Most black bears are jet-black in color but black bears can also be blonde, “cinnamon,” silver or even white. Cinnamon black bears — rusty-red in color — are common in the West and occur frequently here in Pennsylvania. Among the mist-shrouded coastal forests of western Canada an all-white race of black bears feeds on salmon. But genetically, they’re all black bears, differing only in the tint of the pelt.
Agile tree-climbers, black bears ascend to the canopy to gorge on wild cherries, grapes, juneberries or to raid bee colonies of honey and larvae.
A friend in Somerset County related how he’d watched a bear from his tree stand while bowhunting deer. The bear moved about in a nearby wild cherry, breaking branches and stripping off the fruit with its lips and tongue.
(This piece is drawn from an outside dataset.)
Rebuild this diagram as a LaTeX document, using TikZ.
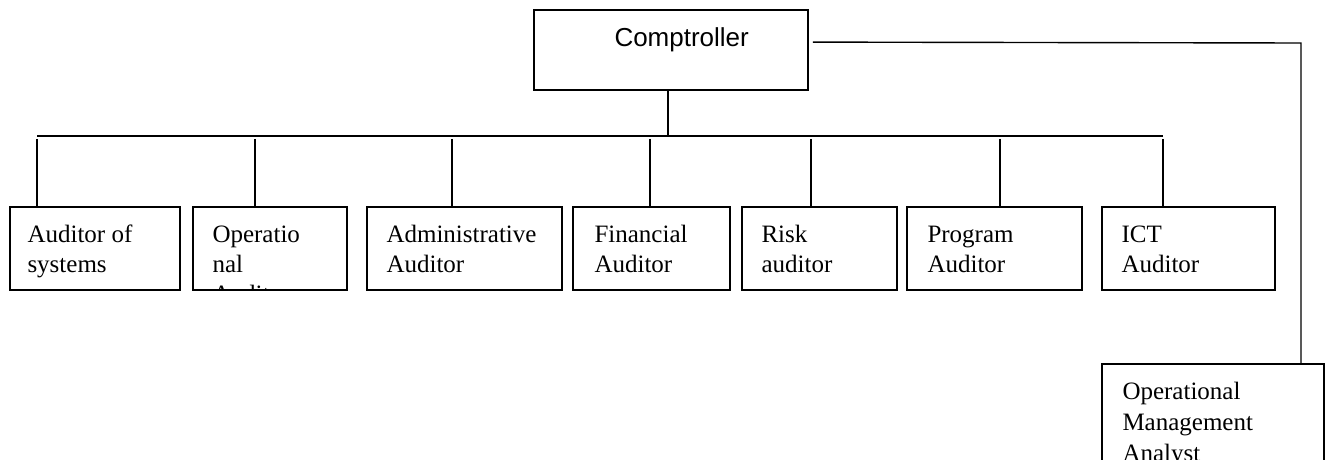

Black bears mate in early summer but the fertilized egg does not implant on the uterus until after the female enters hibernation in early winter. Cubs are born blind, helpless and tiny in the winter den and remain with the female through the autumn, sometimes denning with her the following winter. After that they’re on their own and the female mates again.
Hunting black bears is a desirable management tool in regions such as ours, where burgeoning bear populations sometimes conflict with human interests. But it’s worth noting that bears are more than targets. Black bears are amazing mammals.
And something like the way a bear made the sky a storied place for the Seneca; bears make our woods feel a little wilder, a little more like they should.